Valable pour une durée de 5 ans renouvelables à partir de la date de sa ratification, le présent accord appliquera à ces produits un droit de douane équivalent à 90% du droit commun correspondant à leurs positions tarifaires.
Pour rappel, le déficit commercial du Maroc avec la Turquie a atteint 19,5 milliards de DH en 2019, en hausse de 22% ou de 3,5 milliards par rapport à 2018. Même si les exportations du Maroc vers la Turquie se sont redressées de 10% après 2 années de baisse, les importations depuis ce pays ont poursuivi leur forte progression avec +19%, à 25,6 milliards de DH contre à peine 6,1 milliards pour les exportations.
Repères
L'abondance anormale des produits turcs dans les marchés de proximité
Outre les enseignes turques ayant pignon sur rue au Maroc, les produits turcs inondent également les marchés de proximité.

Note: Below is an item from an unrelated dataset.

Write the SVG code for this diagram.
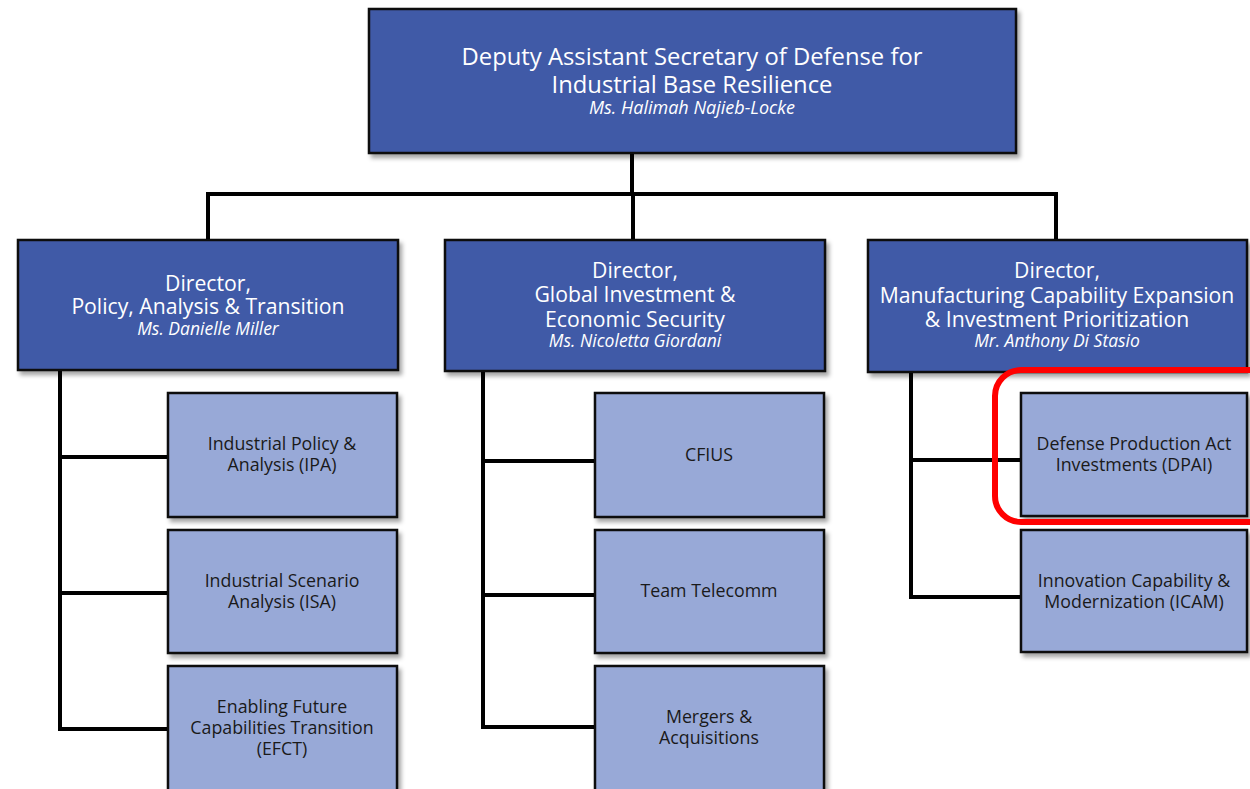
<svg xmlns="http://www.w3.org/2000/svg" width="1250" height="789" viewBox="0 0 1250 789">
<defs>
<filter id="sh" x="-5%" y="-5%" width="115%" height="120%">
<feDropShadow dx="3" dy="4" stdDeviation="2" flood-color="#000" flood-opacity="0.35"/>
</filter>
</defs>
<style>
.dk{fill:#405AA7;stroke:#111;stroke-width:2.5;filter:url(#sh)}
.lt{fill:#98A9D7;stroke:#111;stroke-width:2.5;filter:url(#sh)}
.c{stroke:#000;stroke-width:4;fill:none;stroke-linecap:square}
.w{fill:#fff;font-family:"Open Sans","Noto Sans",sans-serif;text-anchor:middle}
.b{fill:#1a1a1a;font-family:"Open Sans","Noto Sans",sans-serif;text-anchor:middle;font-size:17.8px}
.i{font-style:italic}
</style>
<g id="connectors">
<path class="c" d="M632 153V194M208 194H1056M208 194V240M633 194V240M1056 194V240"/>
<path class="c" d="M60 370V729M60 457H168M60 593H168M60 729H168"/>
<path class="c" d="M483 371V727M483 461H595M483 595H595M483 727H595"/>
<path class="c" d="M911 372V597M911 460H1021M911 597H1021"/>
</g>
<g id="dasd">
<rect class="dk" x="369" y="9" width="647" height="144"/>
<text class="w" x="692" y="65" font-size="23.8">Deputy Assistant Secretary of Defense for</text>
<text class="w" x="692" y="93" font-size="23.8">Industrial Base Resilience</text>
<text class="w i" x="692" y="114" font-size="18">Ms. Halimah Najieb-Locke</text>
</g>
<g id="pat">
<rect class="dk" x="18" y="240" width="380" height="130"/>
<text class="w" x="208" y="291" font-size="21.2">Director,</text>
<text class="w" x="208" y="314" font-size="21.2">Policy, Analysis &amp; Transition</text>
<text class="w i" x="208" y="335" font-size="17.5">Ms. Danielle Miller</text>
</g>
<g id="gies">
<rect class="dk" x="445" y="240" width="380" height="131"/>
<text class="w" x="635" y="278" font-size="21.2">Director,</text>
<text class="w" x="635" y="302" font-size="21.2">Global Investment &amp;</text>
<text class="w" x="635" y="327" font-size="21.2">Economic Security</text>
<text class="w i" x="635" y="347" font-size="17.5">Ms. Nicoletta Giordani</text>
</g>
<g id="mceip">
<rect class="dk" x="868" y="240" width="379" height="132"/>
<text class="w" x="1057" y="278" font-size="21.2">Director,</text>
<text class="w" x="1057" y="303" font-size="21.2">Manufacturing Capability Expansion</text>
<text class="w" x="1057" y="327" font-size="21.2">&amp; Investment Prioritization</text>
<text class="w i" x="1057" y="347" font-size="17.5">Mr. Anthony Di Stasio</text>
</g>
<g id="ipa">
<rect class="lt" x="168" y="393" width="229" height="124"/>
<text class="b" x="282" y="450">Industrial Policy &amp;</text>
<text class="b" x="282" y="471">Analysis (IPA)</text>
</g>
<g id="isa">
<rect class="lt" x="168" y="530" width="229" height="123"/>
<text class="b" x="282" y="587">Industrial Scenario</text>
<text class="b" x="282" y="608">Analysis (ISA)</text>
</g>
<g id="efct">
<rect class="lt" x="168" y="666" width="229" height="130"/>
<text class="b" x="282" y="713">Enabling Future</text>
<text class="b" x="282" y="734">Capabilities Transition</text>
<text class="b" x="282" y="755">(EFCT)</text>
</g>
<g id="cfius">
<rect class="lt" x="595" y="393" width="229" height="124"/>
<text class="b" x="709" y="461">CFIUS</text>
</g>
<g id="telecomm">
<rect class="lt" x="595" y="530" width="229" height="123"/>
<text class="b" x="709" y="597">Team Telecomm</text>
</g>
<g id="ma">
<rect class="lt" x="595" y="666" width="229" height="130"/>
<text class="b" x="709" y="723">Mergers &amp;</text>
<text class="b" x="709" y="744">Acquisitions</text>
</g>
<g id="dpai">
<rect class="lt" x="1021" y="393" width="226" height="123"/>
<text class="b" x="1134" y="450">Defense Production Act</text>
<text class="b" x="1134" y="471">Investments (DPAI)</text>
</g>
<g id="icam">
<rect class="lt" x="1021" y="530" width="226" height="122"/>
<text class="b" x="1134" y="587">Innovation Capability &amp;</text>
<text class="b" x="1134" y="608">Modernization (ICAM)</text>
</g>
<g id="highlight">
<rect x="995" y="370" width="290" height="152" rx="26" fill="none" stroke="#F00" stroke-width="6"/>
</g>
</svg>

Par le biais de commerçants indépendants à la recherche d'un rapport qualité/prix fourni par la production turque, ou encore à travers des agences de vente turques qui font de la prospection sur le marché marocain, « Derb Omar », « Korea » ou « Derb Ghallef » sont devenus un terrain d'exposition de produits turcs présents en abondance, impactant grandement la production locale qui comptait sur les petites surfaces et les marchés traditionnels pour écouler sa marchandise.
L'investissement marocain en Turquie : le défi insurmontable
Il est très important de souligner que, outre les raisons précitées, l'une des raisons de ce déficit commercial entre le Maroc et la Turquie est la difficulté d'installer une enseigne marocaine en Turquie. En effet, les Turcs ne cessent d'imposer des barrières non tarifaires à l'import et de rendre difficile l'établissement de distributeurs marocains en Turquie. D'ailleurs, le Maroc insiste sur l'obtention d'un engagement turc afin de faciliter l'installation d'entreprises et d'enseignes marocaines en Turquie (habillement, voyage...).